Sunday, October 15, 2006

Basta! En La Ruta

Fatal bus crash in Santa Fe; 10 students die

As we've noted and noted some more, the lack of driving chops shown by professional bus and truck drivers in Argentina is frightening. But even by Argentine standards, what happened last week on Route 11 was beyond the pale. A bus full of high school students from Villa Crespo (Buenos Aires) were returning from the province of Chaco, where they'd help build a school; on the way back at 10 p.m., an out of control truck slammed into the bus, killing 12 (including 10 students). The truck driver and his assistent were apparently very drunk.

I don't want to get on my soapbox and rant about something so simple, but as has been noted, highways here are out of control.

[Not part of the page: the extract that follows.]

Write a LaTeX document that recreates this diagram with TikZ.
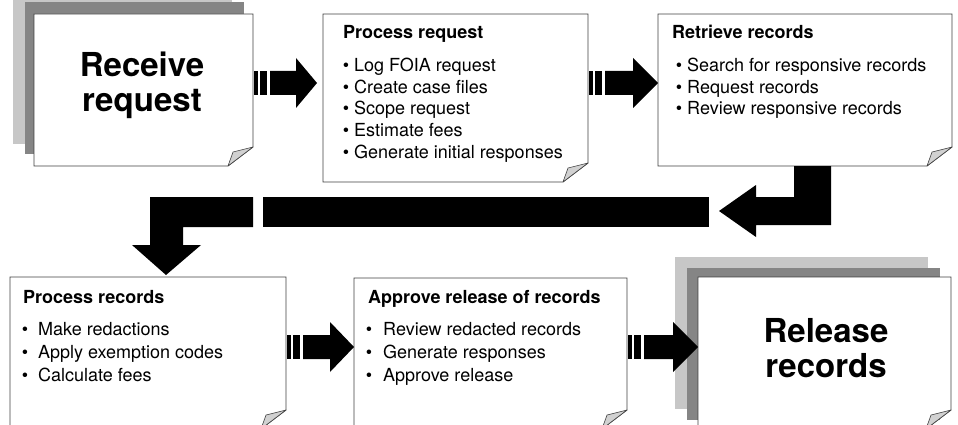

The fact that La Nación felt the need to run a map of the country's most dangerous roads says something; so does the fact that I find it hard to sleep--out of fear--on long distance buses. But let's stick to stats: according to Luchemos Por La Vida (We Struggle For Life), an Argentine safe roads group, 7,138 people died in accidents in the country last year, about 20 per day. In 2001 (the most recent data they had), that was 1,058 deaths per million vehicles, which compares really, um, badly to the U.S. or Spain. They have rates of 196 and 211. It's an obvious thing to say, but something has to be done: at 7,000+ deaths per year, it would take 4 years and 3 months for 30,000 people to die. It took the last dictatorship some seven years to kill that many people.

1 Comments:

At 12:13 AM, Anonymous Anonymous said...

Hi, I would translate "Luchemos por la vida" as "Let's Fight for Life" or something along those lines. If it were Luchamos (notice the "a") then it would be "We struggle...". First time reading your blog, came across it via the link in the article in Clarin.com.

In regards to the driving, I know exactly what you're talking about. Lived in Argentina for 10 years.